* GIVEN MATERIAL
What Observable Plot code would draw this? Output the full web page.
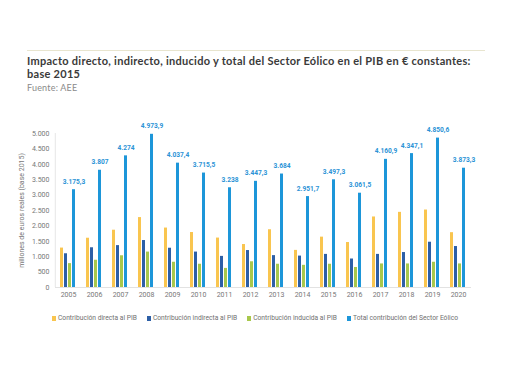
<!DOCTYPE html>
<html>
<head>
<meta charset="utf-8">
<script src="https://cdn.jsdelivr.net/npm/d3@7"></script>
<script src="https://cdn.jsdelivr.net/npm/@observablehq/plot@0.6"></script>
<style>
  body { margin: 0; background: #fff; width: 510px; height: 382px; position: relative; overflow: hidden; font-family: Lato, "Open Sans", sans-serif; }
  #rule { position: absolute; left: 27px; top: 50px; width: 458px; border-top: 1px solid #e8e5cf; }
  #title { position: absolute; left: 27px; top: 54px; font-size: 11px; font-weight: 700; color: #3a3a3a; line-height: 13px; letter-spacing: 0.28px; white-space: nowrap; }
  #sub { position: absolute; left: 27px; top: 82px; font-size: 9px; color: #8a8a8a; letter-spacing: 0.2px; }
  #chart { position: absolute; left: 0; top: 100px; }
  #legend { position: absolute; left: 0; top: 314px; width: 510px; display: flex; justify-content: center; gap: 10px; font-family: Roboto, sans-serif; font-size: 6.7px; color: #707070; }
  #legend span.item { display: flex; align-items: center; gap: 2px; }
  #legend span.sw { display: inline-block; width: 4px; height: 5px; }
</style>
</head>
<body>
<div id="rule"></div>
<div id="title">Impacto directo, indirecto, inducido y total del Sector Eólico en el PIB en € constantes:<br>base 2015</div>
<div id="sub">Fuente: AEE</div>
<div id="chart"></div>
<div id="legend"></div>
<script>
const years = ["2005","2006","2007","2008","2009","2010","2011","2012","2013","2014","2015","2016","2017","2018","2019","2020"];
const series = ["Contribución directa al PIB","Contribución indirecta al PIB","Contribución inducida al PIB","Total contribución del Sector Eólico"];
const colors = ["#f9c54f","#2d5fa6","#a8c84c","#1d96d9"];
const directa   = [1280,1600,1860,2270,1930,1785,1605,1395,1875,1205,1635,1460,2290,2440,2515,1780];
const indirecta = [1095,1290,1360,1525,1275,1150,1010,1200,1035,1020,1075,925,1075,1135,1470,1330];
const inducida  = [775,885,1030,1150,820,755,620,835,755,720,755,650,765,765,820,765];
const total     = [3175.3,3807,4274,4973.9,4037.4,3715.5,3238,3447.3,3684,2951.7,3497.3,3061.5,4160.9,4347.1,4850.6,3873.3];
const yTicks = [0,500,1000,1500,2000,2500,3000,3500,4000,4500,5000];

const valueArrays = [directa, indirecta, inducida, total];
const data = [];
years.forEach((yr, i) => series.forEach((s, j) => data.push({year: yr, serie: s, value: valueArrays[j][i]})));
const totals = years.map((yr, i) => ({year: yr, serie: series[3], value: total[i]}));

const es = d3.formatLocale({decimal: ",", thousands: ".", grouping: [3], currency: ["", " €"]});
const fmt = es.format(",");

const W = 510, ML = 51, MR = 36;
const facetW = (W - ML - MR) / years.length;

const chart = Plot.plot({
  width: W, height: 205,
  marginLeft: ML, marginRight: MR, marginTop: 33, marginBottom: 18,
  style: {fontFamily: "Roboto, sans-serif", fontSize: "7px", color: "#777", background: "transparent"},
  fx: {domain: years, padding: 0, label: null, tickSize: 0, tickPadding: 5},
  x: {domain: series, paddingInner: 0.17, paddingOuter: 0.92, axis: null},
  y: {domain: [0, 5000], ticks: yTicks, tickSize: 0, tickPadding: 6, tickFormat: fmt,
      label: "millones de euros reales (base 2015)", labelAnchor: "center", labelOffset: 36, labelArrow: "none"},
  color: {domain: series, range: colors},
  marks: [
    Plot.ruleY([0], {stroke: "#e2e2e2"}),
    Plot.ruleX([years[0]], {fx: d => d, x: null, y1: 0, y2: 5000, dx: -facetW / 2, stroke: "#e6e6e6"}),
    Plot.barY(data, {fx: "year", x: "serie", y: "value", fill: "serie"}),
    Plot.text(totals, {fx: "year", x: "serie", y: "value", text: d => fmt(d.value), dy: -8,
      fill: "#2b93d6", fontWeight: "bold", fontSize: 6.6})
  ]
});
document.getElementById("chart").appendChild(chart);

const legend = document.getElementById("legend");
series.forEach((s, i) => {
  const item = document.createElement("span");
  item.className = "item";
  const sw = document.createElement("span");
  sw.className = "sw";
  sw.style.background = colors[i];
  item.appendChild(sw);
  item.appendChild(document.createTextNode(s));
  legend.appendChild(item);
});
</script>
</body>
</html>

* CHALLENGE
Using the data above, write out every line exactly, leaving the images behind.

* PROBLEM SOLUTION
What Observable Plot code would draw this? Output the full web page.
<!DOCTYPE html>
<html>
<head>
<meta charset="utf-8">
<script src="https://cdn.jsdelivr.net/npm/d3@7"></script>
<script src="https://cdn.jsdelivr.net/npm/@observablehq/plot@0.6"></script>
<style>
  body { margin: 0; background: #fff; width: 510px; height: 382px; position: relative; overflow: hidden; font-family: Lato, "Open Sans", sans-serif; }
  #rule { position: absolute; left: 27px; top: 50px; width: 458px; border-top: 1px solid #e8e5cf; }
  #title { position: absolute; left: 27px; top: 54px; font-size: 11px; font-weight: 700; color: #3a3a3a; line-height: 13px; letter-spacing: 0.28px; white-space: nowrap; }
  #sub { position: absolute; left: 27px; top: 82px; font-size: 9px; color: #8a8a8a; letter-spacing: 0.2px; }
  #chart { position: absolute; left: 0; top: 100px; }
  #legend { position: absolute; left: 0; top: 314px; width: 510px; display: flex; justify-content: center; gap: 10px; font-family: Roboto, sans-serif; font-size: 6.7px; color: #707070; }
  #legend span.item { display: flex; align-items: center; gap: 2px; }
  #legend span.sw { display: inline-block; width: 4px; height: 5px; }
</style>
</head>
<body>
<div id="rule"></div>
<div id="title">Impacto directo, indirecto, inducido y total del Sector Eólico en el PIB en € constantes:<br>base 2015</div>
<div id="sub">Fuente: AEE</div>
<div id="chart"></div>
<div id="legend"></div>
<script>
const years = ["2005","2006","2007","2008","2009","2010","2011","2012","2013","2014","2015","2016","2017","2018","2019","2020"];
const series = ["Contribución directa al PIB","Contribución indirecta al PIB","Contribución inducida al PIB","Total contribución del Sector Eólico"];
const colors = ["#f9c54f","#2d5fa6","#a8c84c","#1d96d9"];
const directa   = [1280,1600,1860,2270,1930,1785,1605,1395,1875,1205,1635,1460,2290,2440,2515,1780];
const indirecta = [1095,1290,1360,1525,1275,1150,1010,1200,1035,1020,1075,925,1075,1135,1470,1330];
const inducida  = [775,885,1030,1150,820,755,620,835,755,720,755,650,765,765,820,765];
const total     = [3175.3,3807,4274,4973.9,4037.4,3715.5,3238,3447.3,3684,2951.7,3497.3,3061.5,4160.9,4347.1,4850.6,3873.3];
const yTicks = [0,500,1000,1500,2000,2500,3000,3500,4000,4500,5000];

const valueArrays = [directa, indirecta, inducida, total];
const data = [];
years.forEach((yr, i) => series.forEach((s, j) => data.push({year: yr, serie: s, value: valueArrays[j][i]})));
const totals = years.map((yr, i) => ({year: yr, serie: series[3], value: total[i]}));

const es = d3.formatLocale({decimal: ",", thousands: ".", grouping: [3], currency: ["", " €"]});
const fmt = es.format(",");

const W = 510, ML = 51, MR = 36;
const facetW = (W - ML - MR) / years.length;

const chart = Plot.plot({
  width: W, height: 205,
  marginLeft: ML, marginRight: MR, marginTop: 33, marginBottom: 18,
  style: {fontFamily: "Roboto, sans-serif", fontSize: "7px", color: "#777", background: "transparent"},
  fx: {domain: years, padding: 0, label: null, tickSize: 0, tickPadding: 5},
  x: {domain: series, paddingInner: 0.17, paddingOuter: 0.92, axis: null},
  y: {domain: [0, 5000], ticks: yTicks, tickSize: 0, tickPadding: 6, tickFormat: fmt,
      label: "millones de euros reales (base 2015)", labelAnchor: "center", labelOffset: 36, labelArrow: "none"},
  color: {domain: series, range: colors},
  marks: [
    Plot.ruleY([0], {stroke: "#e2e2e2"}),
    Plot.ruleX([years[0]], {fx: d => d, x: null, y1: 0, y2: 5000, dx: -facetW / 2, stroke: "#e6e6e6"}),
    Plot.barY(data, {fx: "year", x: "serie", y: "value", fill: "serie"}),
    Plot.text(totals, {fx: "year", x: "serie", y: "value", text: d => fmt(d.value), dy: -8,
      fill: "#2b93d6", fontWeight: "bold", fontSize: 6.6})
  ]
});
document.getElementById("chart").appendChild(chart);

const legend = document.getElementById("legend");
series.forEach((s, i) => {
  const item = document.createElement("span");
  item.className = "item";
  const sw = document.createElement("span");
  sw.className = "sw";
  sw.style.background = colors[i];
  item.appendChild(sw);
  item.appendChild(document.createTextNode(s));
  legend.appendChild(item);
});
</script>
</body>
</html>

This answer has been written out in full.